Wednesday, October 17, 2012
How much reality do you need?
by Sandra Parshall
A hot discussion on DorothyL has taught me – or maybe I should say re-taught me – a couple of things.
One: If an author is going to write about religion, he/she should get the details exactly right. Even lapsed practitioners of a faith are ultra-sensitive to the smallest errors in the portrayal of their religion.
Two: Devout fans of an author do not want to hear that the writer has made a mistake in his or her presentation of any aspect of a religion. The fans may accept the author’s version, a product of research, over that of someone who lives the faith.
This type of argument quickly bores me, and I’m not interested in reviving the DL kerfuffle here. But it brought to mind several questions that I think are worth the attention of writers and readers.
Why is religion different from other subjects? Why is the need for accuracy greater when an author ventures into the territory of any faith?
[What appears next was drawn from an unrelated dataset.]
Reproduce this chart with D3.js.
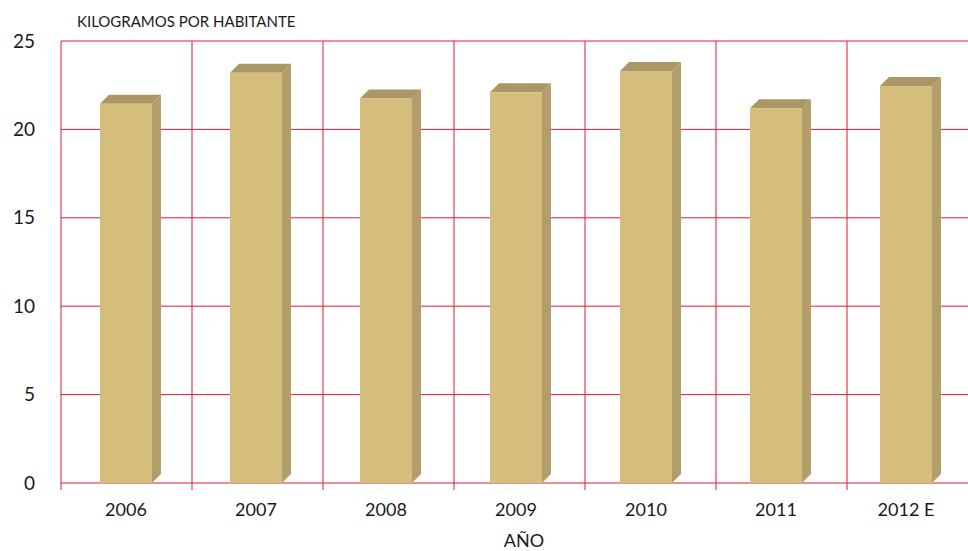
<!DOCTYPE html>
<html>
<head>
<meta charset="utf-8">
<script src="https://cdn.jsdelivr.net/npm/d3@7"></script>
<style>
  body { margin: 0; background: #fff; }
  text { font-family: "Lato", "DejaVu Sans", sans-serif; fill: #1a1a1a; }
</style>
</head>
<body>
<div id="chart"></div>
<script>
// data
const years = ['2006', '2007', '2008', '2009', '2010', '2011', '2012 E'];
const kilos = [21.45, 23.2, 21.75, 22.1, 23.3, 21.2, 22.45];
const yTicks = [0, 5, 10, 15, 20, 25];

const W = 968, H = 551;
const margin = { top: 41, right: -10, bottom: 68, left: 61 };
const width = W - margin.left - margin.right;
const height = H - margin.top - margin.bottom;
const depth = 9;

const svg = d3.select('#chart').append('svg')
  .attr('width', W)
  .attr('height', H);

const g = svg.append('g')
  .attr('transform', `translate(${margin.left},${margin.top})`);

// grid bands and bar slots (bars sit on a slightly tighter pitch than the grid)
const x = d3.scaleBand().domain(years).range([0, width]);
const xBar = d3.scaleBand().domain(years).range([0, 910]);
const y = d3.scaleLinear().domain([0, 25]).range([height, 0]);

const gridColor = '#e01a30';

// horizontal grid
g.selectAll('.hgrid')
  .data(yTicks)
  .enter().append('line')
  .attr('x1', 0).attr('x2', width)
  .attr('y1', d => y(d)).attr('y2', d => y(d))
  .attr('stroke', gridColor)
  .attr('stroke-width', 1);

// vertical grid (band boundaries), extending a little below the baseline
g.selectAll('.vgrid')
  .data(years)
  .enter().append('line')
  .attr('x1', d => x(d)).attr('x2', d => x(d))
  .attr('y1', 0).attr('y2', height + 7)
  .attr('stroke', gridColor)
  .attr('stroke-width', 1);

// 3D bars
const bw = 52;
const off = 39;
const bars = g.selectAll('.bar')
  .data(years.map((yr, i) => ({ yr, v: kilos[i] })))
  .enter().append('g');

// side face
bars.append('path')
  .attr('fill', '#b29e6b')
  .attr('d', d => {
    const x0 = xBar(d.yr) + off + bw, yt = y(d.v), yb = y(0);
    return `M${x0},${yt} L${x0 + depth},${yt - depth} L${x0 + depth},${yb - depth} L${x0},${yb} Z`;
  });

// top face
bars.append('path')
  .attr('fill', '#ab9765')
  .attr('d', d => {
    const x0 = xBar(d.yr) + off, yt = y(d.v);
    return `M${x0},${yt} L${x0 + depth},${yt - depth} L${x0 + bw + depth},${yt - depth} L${x0 + bw},${yt} Z`;
  });

// front face
bars.append('rect')
  .attr('fill', '#d5bd7c')
  .attr('x', d => xBar(d.yr) + off)
  .attr('y', d => y(d.v))
  .attr('width', bw)
  .attr('height', d => y(0) - y(d.v));

// y labels
g.selectAll('.ylab')
  .data(yTicks)
  .enter().append('text')
  .attr('x', -26)
  .attr('y', d => y(d))
  .attr('dy', '0.35em')
  .attr('text-anchor', 'end')
  .style('font-size', '19px')
  .text(d => d);

// x labels
g.selectAll('.xlab')
  .data(years)
  .enter().append('text')
  .attr('x', d => xBar(d) + off + bw / 2)
  .attr('y', height + 33)
  .attr('text-anchor', 'middle')
  .style('font-size', '18px')
  .text(d => d);

// axis titles
svg.append('text')
  .attr('x', 77)
  .attr('y', 27)
  .style('font-size', '15px')
  .text('KILOGRAMOS POR HABITANTE');

svg.append('text')
  .attr('x', 524)
  .attr('y', 547)
  .attr('text-anchor', 'middle')
  .style('font-size', '18px')
  .text('AÑO');
</script>
</body>
</html>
After all, readers routinely shrug off fictionalized, inaccurate details of criminal behavior and crime investigation. We all know that in the real world autopsies aren’t normally performed within 24 hours of a murder, but we accept that kind of speed because it’s necessary to maintain the pacing of a crime novel. We all know that in the real world most serial killers are sad and weird and revolting, and they don’t play clever games with the police, but we allow writers to glamorize these sick people for the sake of their stories. We all know that most thieves aren’t terribly bright, don’t look like George Clooney or Brad Pitt, and don’t pull off brilliantly planned and executed heists involving a gazillion dollars, but we prefer the Hollywood version. And we all know that in real life private investigators don’t go around solving all the murders that baffle the police, yet we love reading about fictional private eyes who do exactly that.
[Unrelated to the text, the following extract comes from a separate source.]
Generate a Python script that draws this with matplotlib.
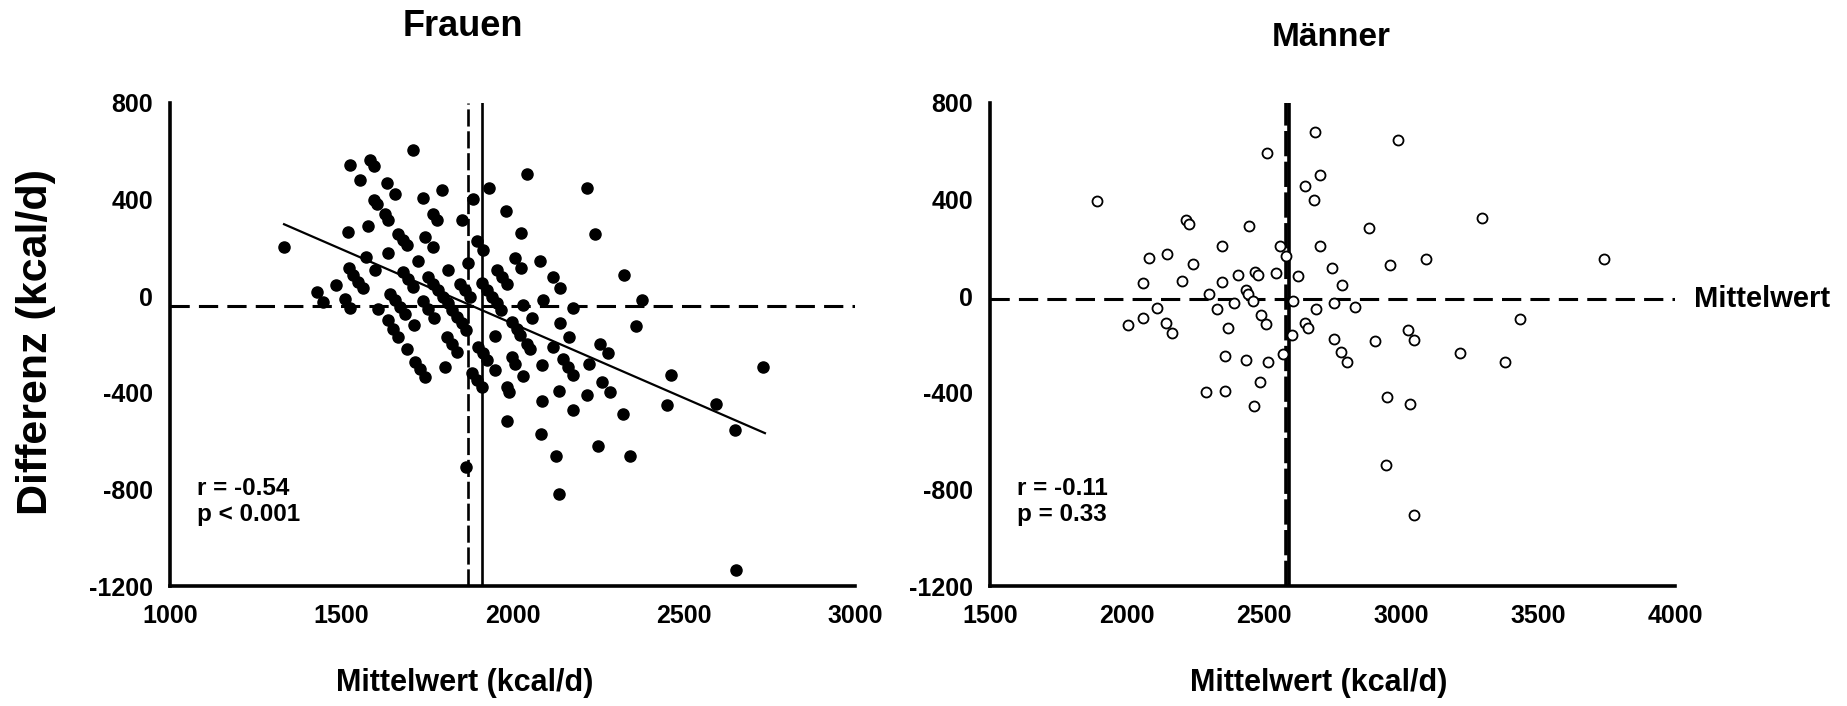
import matplotlib
matplotlib.use("Agg")
import matplotlib.pyplot as plt

plt.rcParams['font.family'] = ['Liberation Sans', 'DejaVu Sans']
plt.rcParams['font.weight'] = 'bold'

# ---------------- data ----------------
frauen_title = "Frauen"
maenner_title = "Männer"
x_label = "Mittelwert (kcal/d)"
y_label = "Differenz (kcal/d)"
mean_label = "Mittelwert"

frauen_x = [1710, 1526, 1584, 1596, 1555, 1635, 1657, 1738, 1793, 1884, 1932, 2043, 2217, 1597, 1603,
            1628, 1637, 1769, 1779, 1854, 1980, 1520, 1579, 1667, 1681, 1691, 1745, 1769, 1895, 1915,
            2024, 2242, 1333, 1572, 1636, 1723, 1871, 2007, 2024, 2080, 1599, 1523, 1535, 1550, 1564,
            1681, 1696, 1710, 1754, 1769, 1783, 1798, 1811, 1813, 1847, 1861, 1876, 1954, 1968, 1983,
            1910, 1925, 1939, 1954, 1965, 2119, 2139, 1485, 1428, 1448, 1511, 1527, 1608, 2030, 2090,
            2178, 2056, 1642, 1657, 1672, 1686, 1738, 1754, 1771, 1713, 1822, 1837, 1852, 1864, 1637,
            1652, 1667, 1691, 1808, 1822, 1949, 1998, 2012, 2022, 2041, 2051, 2139, 2166, 2119, 2255,
            2280, 1900, 1915, 1998,
            1715, 1730, 1745, 1803, 1837, 1881, 1895, 1910, 1925, 1864, 1949, 1983, 1991, 2007, 2032,
            1983, 2085, 2085, 2082, 2127, 2137, 2137, 2146, 2163, 2178, 2176, 2217, 2224, 2251, 2260,
            2285,
            2326, 2379, 2360, 2732, 2462, 2450, 2594, 2650, 2324, 2343, 2652]
frauen_d = [605, 542, 563, 538, 480, 467, 422, 407, 439, 402, 446, 508, 450, 398, 381,
            340, 315, 342, 317, 315, 352, 266, 290, 259, 232, 211, 246, 202, 229, 193,
            262, 259, 204, 163, 177, 145, 138, 159, 115, 146, 108, 115, 87, 59, 32,
            101, 73, 39, 80, 52, 25, -3, -30, 108, 52, 25, -3, 108, 80, 52,
            55, 25, -3, -30, -58, 80, 36, 46, 18, -23, -10, -47, -54, -37, -14,
            -47, -90, 11, -17, -44, -75, -19, -51, -92, -120, -58, -86, -113, -138, -99,
            -134, -168, -217, -168, -196, -164, -106, -134, -161, -196, -217, -109, -168, -210, -196,
            -237, -210, -237, -251,
            -272, -300, -334, -295, -231, -320, -348, -375, -265, -709, -306, -375, -396, -279, -331,
            -516, -286, -433, -571, -663, -821, -393, -258, -293, -327, -472, -410, -279, -621, -355,
            -396,
            87, -17, -124, -293, -327, -449, -447, -555, -486, -663, -1135]

maenner_x = [1891, 2510, 2685, 2988, 2703, 2650, 2681, 2217, 2228, 2446, 2883, 2345, 2560, 2706, 2580,
             2081, 2146, 2240, 3092, 2960, 2749, 2406, 2468, 2478, 2544, 2623, 2059, 2200, 2347, 2785,
             2300, 2434, 2440, 2459, 2391, 2605, 2111, 2330, 2691, 2754, 2831, 2059, 2004, 2143, 2164,
             2370, 2489, 2507, 2650, 2660, 2601, 2754, 2904, 3026, 3047, 2782, 2803, 2357, 2436, 2513,
             2568, 2485, 2288, 2357, 2462, 2949, 3034, 2947, 3047, 3296, 3740, 3435, 3217, 3381]
maenner_d = [395, 595, 678, 647, 501, 457, 400, 317, 298, 291, 283, 208, 208, 206, 167,
             159, 174, 133, 153, 130, 116, 87, 101, 86, 98, 83, 55, 63, 58, 48,
             11, 25, 8, -21, -30, -21, -47, -54, -51, -30, -44, -90, -120, -110, -152,
             -130, -79, -116, -113, -130, -161, -179, -186, -141, -182, -233, -272, -248, -266, -273,
             -240, -357, -396, -392, -455, -418, -446, -701, -904, 324, 153, -95, -235, -272]

# reference lines
frauen_mean_diff = -40
frauen_vline_dashed = 1870
frauen_vline_solid = 1910
frauen_reg_x = [1333, 2737]
frauen_reg_y = [298, -567]
maenner_mean_diff = -10
maenner_vline_dashed = 2581
maenner_vline_solid = 2590

frauen_stats = "r = -0.54\np < 0.001"
maenner_stats = "r = -0.11\np = 0.33"

frauen_xticks = [1000, 1500, 2000, 2500, 3000]
maenner_xticks = [1500, 2000, 2500, 3000, 3500, 4000]
yticks = [-1200, -800, -400, 0, 400, 800]

# ---------------- figure ----------------
W, H = 1847, 706
fig = plt.figure(figsize=(W / 100, H / 100), dpi=100)
fig.patch.set_facecolor('white')

axL = fig.add_axes([170 / W, 120 / H, 685 / W, 483 / H])
axR = fig.add_axes([990 / W, 120 / H, 685 / W, 483 / H])

def style(ax, xticks, xlim):
    ax.set_xlim(*xlim)
    ax.set_ylim(-1200, 800)
    ax.set_xticks(xticks)
    ax.set_yticks(yticks)
    ax.set_xticklabels([str(t) for t in xticks], fontsize=18, fontweight='bold')
    ax.set_yticklabels([str(t) for t in yticks], fontsize=18, fontweight='bold')
    for s in ['top', 'right']:
        ax.spines[s].set_visible(False)
    for s in ['left', 'bottom']:
        ax.spines[s].set_linewidth(2.6)
        ax.spines[s].set_color('black')
    ax.tick_params(axis='both', length=0, width=0)
    ax.tick_params(axis='x', pad=13)
    ax.tick_params(axis='y', pad=12)
    ax.set_facecolor('white')

style(axL, frauen_xticks, (1000, 3000))
style(axR, maenner_xticks, (1500, 4000))

# left panel
axL.axhline(frauen_mean_diff, color='black', lw=2.2, dashes=(6.3, 3.0))
axL.axvline(frauen_vline_dashed, color='black', lw=1.9, dashes=(6.5, 1.8))
axL.axvline(frauen_vline_solid, color='black', lw=1.9)
axL.plot(frauen_reg_x, frauen_reg_y, color='black', lw=1.6)
axL.plot(frauen_x, frauen_d, 'o', color='black', ms=8, mec='black', clip_on=False)
axL.text(0.04, 0.175, frauen_stats, transform=axL.transAxes, fontsize=17.5,
         fontweight='bold', va='center', ha='left', linespacing=1.15)

# right panel
axR.axhline(maenner_mean_diff, color='black', lw=2.2, dashes=(6.3, 3.0))
axR.axvline(maenner_vline_dashed, color='black', lw=2.6, dashes=(7.0, 1.5))
axR.axvline(maenner_vline_solid, color='black', lw=2.6)
axR.plot(maenner_x, maenner_d, 'o', mfc='white', mec='black', mew=1.3, ms=7.2, clip_on=False)
axR.text(0.04, 0.175, maenner_stats, transform=axR.transAxes, fontsize=17.5,
         fontweight='bold', va='center', ha='left', linespacing=1.15)
axR.annotate(mean_label, xy=(1.0, maenner_mean_diff), xycoords=('axes fraction', 'data'),
             xytext=(14, 0), textcoords='offset points', fontsize=21, fontweight='bold',
             va='center', ha='left', annotation_clip=False)

# titles and labels
fig.text(463 / W, 1 - 26 / H, frauen_title, fontsize=26, fontweight='bold', ha='center', va='center')
fig.text(1331 / W, 1 - 37 / H, maenner_title, fontsize=24, fontweight='bold', ha='center', va='center')
fig.text(465 / W, 1 - 683 / H, x_label, fontsize=22, fontweight='bold', ha='center', va='center')
fig.text(1319 / W, 1 - 683 / H, x_label, fontsize=22, fontweight='bold', ha='center', va='center')
fig.text(36 / W, 1 - 342 / H, y_label, fontsize=31, fontweight='bold', ha='center', va='center',
         rotation=90)

fig.savefig('out.png', dpi=100, facecolor='white')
Sure, writers try to get the tiny details of police work right. We know that the same readers who will accept a 24-hour turnaround on autopsies will complain loudly if we get a minuscule forensic detail wrong. Someone on DorothyL quoted the old adage of writing teachers: “Readers will swallow a camel and choke on a gnat.” So true. If we get the gnats right, maybe we can slip in a whopping camel or two and get away with it.
A disclaimer from the author can go a long way toward buying reader acceptance: “This is a work of fiction. I have taken liberties with geography, police procedure, the drying time of plaster, whatever, for dramatic purposes.” If such a disclaimer appears in the book, up front, I’m not sure purists who go ahead and read the book anyway have a right to complain about inaccuracies afterward. They’ve been warned: this is not a true story.
But would that work with books featuring religious life as a major element? Must the author have the credentials of a follower of the faith in order to avoid criticism? Faye Kellerman has written a long string of popular mysteries that have Orthodox Judaism as a strong theme, and as far as I know she has never been criticized for the way she portrays the religion and its people. On the contrary, because she is a devout Orthodox Jew herself, she is credited with offering a window into that world. We can’t always be what we write about, though, and we won’t necessarily learn enough through research to present the situation realistically.
How do you feel about it? How much realism do you demand in crime fiction? Do factual errors ruin a book for you, or can you overlook them?
Is religion a hot button for you? What else is, if anything? What kind of mistake would make you stop reading?
Do disclaimers work for you? Can you forgive mistakes if the writer states up front that he/she has taken liberties with reality?